Trump reportedly directed White House counsel Don McGahn to fire Mueller, but backed off after McGahn threatened to quit over the order. The president has since denied the The New York Times story, telling reporters as he arrived Friday at the site of the World Economic Forum in Davos, Switzerland, the report was “fake news.”

“I don’t know if the story is true or not, but I know this, Mueller should look at it,” Graham said, before adding that the investigation into Russian interference in the 2016 election “needs to go forward without political interference, and I’m sure it will.”

Graham was just one of several lawmakers and Trump administration officials making the Sunday talk show rounds who were asked to weigh in on the reports Trump wanted to fire Mueller.

Marc Short, White House legislative affairs director, said on “Fox News Sunday”: “I know that the president’s been frustrated by this investigation.
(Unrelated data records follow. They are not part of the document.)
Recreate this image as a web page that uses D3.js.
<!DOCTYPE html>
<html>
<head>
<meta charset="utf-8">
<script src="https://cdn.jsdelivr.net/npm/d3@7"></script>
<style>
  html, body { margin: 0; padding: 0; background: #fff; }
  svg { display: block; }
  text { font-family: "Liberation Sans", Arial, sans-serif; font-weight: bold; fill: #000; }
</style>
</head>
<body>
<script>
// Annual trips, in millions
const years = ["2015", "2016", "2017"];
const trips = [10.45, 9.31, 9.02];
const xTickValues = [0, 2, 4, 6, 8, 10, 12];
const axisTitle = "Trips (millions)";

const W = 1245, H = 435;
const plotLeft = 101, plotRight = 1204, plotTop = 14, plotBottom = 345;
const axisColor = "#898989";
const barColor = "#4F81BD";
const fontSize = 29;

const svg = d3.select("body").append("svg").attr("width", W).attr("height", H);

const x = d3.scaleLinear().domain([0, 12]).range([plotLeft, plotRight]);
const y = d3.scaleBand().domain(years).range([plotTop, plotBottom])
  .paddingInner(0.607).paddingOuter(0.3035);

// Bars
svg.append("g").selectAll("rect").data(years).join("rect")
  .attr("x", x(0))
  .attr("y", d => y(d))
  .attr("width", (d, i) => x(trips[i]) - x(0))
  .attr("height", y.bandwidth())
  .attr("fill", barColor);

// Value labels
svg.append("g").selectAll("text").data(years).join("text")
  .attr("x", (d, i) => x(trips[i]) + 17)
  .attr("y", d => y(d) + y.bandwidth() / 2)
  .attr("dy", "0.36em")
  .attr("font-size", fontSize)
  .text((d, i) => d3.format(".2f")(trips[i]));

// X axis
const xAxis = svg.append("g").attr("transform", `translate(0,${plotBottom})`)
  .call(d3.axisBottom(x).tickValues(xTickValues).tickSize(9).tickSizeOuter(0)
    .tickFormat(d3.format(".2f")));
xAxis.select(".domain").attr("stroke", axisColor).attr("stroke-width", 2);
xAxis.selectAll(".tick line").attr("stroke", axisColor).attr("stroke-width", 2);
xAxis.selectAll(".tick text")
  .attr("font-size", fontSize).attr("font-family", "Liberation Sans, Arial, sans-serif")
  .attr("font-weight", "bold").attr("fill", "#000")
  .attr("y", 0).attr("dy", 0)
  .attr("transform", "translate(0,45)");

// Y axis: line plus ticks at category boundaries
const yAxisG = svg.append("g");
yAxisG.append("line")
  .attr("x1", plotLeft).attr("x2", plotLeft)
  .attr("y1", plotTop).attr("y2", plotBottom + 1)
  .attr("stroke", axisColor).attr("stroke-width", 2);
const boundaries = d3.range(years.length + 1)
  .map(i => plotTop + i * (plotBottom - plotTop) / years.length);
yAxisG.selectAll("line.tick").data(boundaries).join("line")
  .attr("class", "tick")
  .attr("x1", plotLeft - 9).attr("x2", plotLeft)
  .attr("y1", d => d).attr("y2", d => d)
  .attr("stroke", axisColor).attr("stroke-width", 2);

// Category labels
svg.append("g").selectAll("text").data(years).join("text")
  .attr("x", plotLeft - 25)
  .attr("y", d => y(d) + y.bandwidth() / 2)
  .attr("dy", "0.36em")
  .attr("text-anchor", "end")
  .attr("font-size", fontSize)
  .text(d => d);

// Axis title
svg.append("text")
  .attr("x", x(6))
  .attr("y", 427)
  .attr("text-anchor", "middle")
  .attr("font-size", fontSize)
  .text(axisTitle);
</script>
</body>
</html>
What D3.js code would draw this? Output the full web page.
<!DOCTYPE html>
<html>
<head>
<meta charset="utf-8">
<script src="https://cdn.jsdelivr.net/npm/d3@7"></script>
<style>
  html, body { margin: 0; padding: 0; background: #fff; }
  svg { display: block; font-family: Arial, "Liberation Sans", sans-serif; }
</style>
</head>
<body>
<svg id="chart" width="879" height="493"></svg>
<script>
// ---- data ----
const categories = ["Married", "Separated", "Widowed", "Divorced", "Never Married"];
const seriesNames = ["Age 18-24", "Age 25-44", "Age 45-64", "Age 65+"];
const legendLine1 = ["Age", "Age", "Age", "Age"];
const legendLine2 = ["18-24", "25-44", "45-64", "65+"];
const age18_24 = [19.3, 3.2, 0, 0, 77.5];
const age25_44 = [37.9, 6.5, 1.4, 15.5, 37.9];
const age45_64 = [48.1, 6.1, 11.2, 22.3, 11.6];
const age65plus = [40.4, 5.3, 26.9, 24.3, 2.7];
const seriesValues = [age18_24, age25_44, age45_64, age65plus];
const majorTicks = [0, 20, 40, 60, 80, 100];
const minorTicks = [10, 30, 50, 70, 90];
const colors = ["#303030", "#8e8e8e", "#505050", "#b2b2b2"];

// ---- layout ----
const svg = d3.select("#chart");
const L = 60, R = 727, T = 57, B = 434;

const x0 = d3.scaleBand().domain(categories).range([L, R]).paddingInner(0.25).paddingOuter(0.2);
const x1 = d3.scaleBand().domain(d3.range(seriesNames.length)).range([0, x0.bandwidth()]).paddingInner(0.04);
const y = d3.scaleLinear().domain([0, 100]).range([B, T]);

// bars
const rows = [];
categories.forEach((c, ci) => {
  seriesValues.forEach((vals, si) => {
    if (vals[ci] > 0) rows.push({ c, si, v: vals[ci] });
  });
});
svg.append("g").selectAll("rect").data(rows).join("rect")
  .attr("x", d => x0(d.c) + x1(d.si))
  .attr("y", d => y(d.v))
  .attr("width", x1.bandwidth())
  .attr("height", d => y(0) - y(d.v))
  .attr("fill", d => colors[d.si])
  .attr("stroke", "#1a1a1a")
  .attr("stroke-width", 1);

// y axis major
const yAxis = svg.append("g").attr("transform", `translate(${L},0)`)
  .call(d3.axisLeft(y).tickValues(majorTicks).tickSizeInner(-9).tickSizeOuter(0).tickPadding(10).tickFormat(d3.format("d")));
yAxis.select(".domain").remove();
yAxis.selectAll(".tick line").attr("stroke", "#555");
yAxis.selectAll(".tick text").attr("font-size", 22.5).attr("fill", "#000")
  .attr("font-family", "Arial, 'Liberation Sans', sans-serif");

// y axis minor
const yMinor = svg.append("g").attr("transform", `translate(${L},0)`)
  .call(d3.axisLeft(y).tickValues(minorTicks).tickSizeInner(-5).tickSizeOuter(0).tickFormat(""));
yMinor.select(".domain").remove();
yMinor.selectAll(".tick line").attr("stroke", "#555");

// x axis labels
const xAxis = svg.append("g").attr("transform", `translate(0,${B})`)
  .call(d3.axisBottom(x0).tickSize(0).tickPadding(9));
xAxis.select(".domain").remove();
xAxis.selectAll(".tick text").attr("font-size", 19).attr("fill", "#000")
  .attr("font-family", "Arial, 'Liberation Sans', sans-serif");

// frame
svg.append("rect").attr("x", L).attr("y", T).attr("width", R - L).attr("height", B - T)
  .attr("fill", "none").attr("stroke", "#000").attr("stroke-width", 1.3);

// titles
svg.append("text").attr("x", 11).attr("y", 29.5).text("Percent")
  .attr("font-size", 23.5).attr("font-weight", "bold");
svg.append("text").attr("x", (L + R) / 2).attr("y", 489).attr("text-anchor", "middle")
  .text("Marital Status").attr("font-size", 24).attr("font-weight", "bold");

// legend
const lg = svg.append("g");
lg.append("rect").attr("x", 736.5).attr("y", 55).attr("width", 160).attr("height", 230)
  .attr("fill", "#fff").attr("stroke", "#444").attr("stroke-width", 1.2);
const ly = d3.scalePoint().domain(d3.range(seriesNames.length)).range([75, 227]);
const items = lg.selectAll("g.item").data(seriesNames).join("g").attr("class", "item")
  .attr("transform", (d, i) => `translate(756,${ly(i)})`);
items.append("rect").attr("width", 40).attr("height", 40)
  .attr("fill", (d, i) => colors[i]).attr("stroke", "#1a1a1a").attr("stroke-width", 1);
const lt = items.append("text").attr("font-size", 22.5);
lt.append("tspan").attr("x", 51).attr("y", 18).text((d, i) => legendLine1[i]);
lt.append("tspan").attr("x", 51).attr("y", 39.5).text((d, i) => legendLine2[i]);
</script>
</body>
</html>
He feels like there’s been millions of dollars in taxpayer dollars spent, and no evidence yet of collusion.”

House Majority Leader Kevin McCarthy (R-Calif.) told NBC’s “Meet the Press” he was unaware of any efforts by the president to fire Mueller and said the White House has been fully cooperating with the Russia probe.

When asked if he thought there should be legislative safeguards put in place to prevent Trump from upending Mueller’s probe, McCarthy said, “I don’t think there’s a need for legislation right now.”

“If there’s an issue that arises then we’ll take it up at that time, but right now there isn’t an issue,” McCarthy said.

Sen. Joe Manchin (D-W. Va.) dismissed reports that Trump called for Mueller’s termination.

“That’s New York talk,” Manchin said told “Meet the Press” host Chuck Todd. “I look at it strictly as the New York language they have that’s different than most other people.”

Meanwhile, Sen. Susan Collins (R-Maine), speaking on CNN’s “State of The Union,” said the president should avoid discussing the Russia probe openly.

“I think the president would be best served by never discussing the investigation. Ever. Whether in tweets, except in private conversations with his attorney,” Collins said.

Collins, appearing later in the day on CBS’s “Face the Nation,” emphasized that the only person who could fire Mueller, is Deputy Attorney General Rod Rosenstein, who took the lead in appointing Mueller after Attorney General Jeff Sessions recused himself from the investigation.

Former special counsel Ken Starr, who led the 1990s probe that revealed Bill Clinton’s affair with a White House intern, told ABC’s “This Week” he believed there could be grounds for impeachment if Trump were found to be lying about calling for Mueller to be fired.

“I think lying to the American people is a serious issue that has to be explored,” Starr said.

On “Meet the Press,” former Defense Secretary Robert Gates said Mueller should be trusted to run an objective probe.

“People need to be prepared that a guy like Bob Mueller may come to a different conclusion that will elate some people and anger some people. . . . but . . . I have total confidence in him,” Gates said.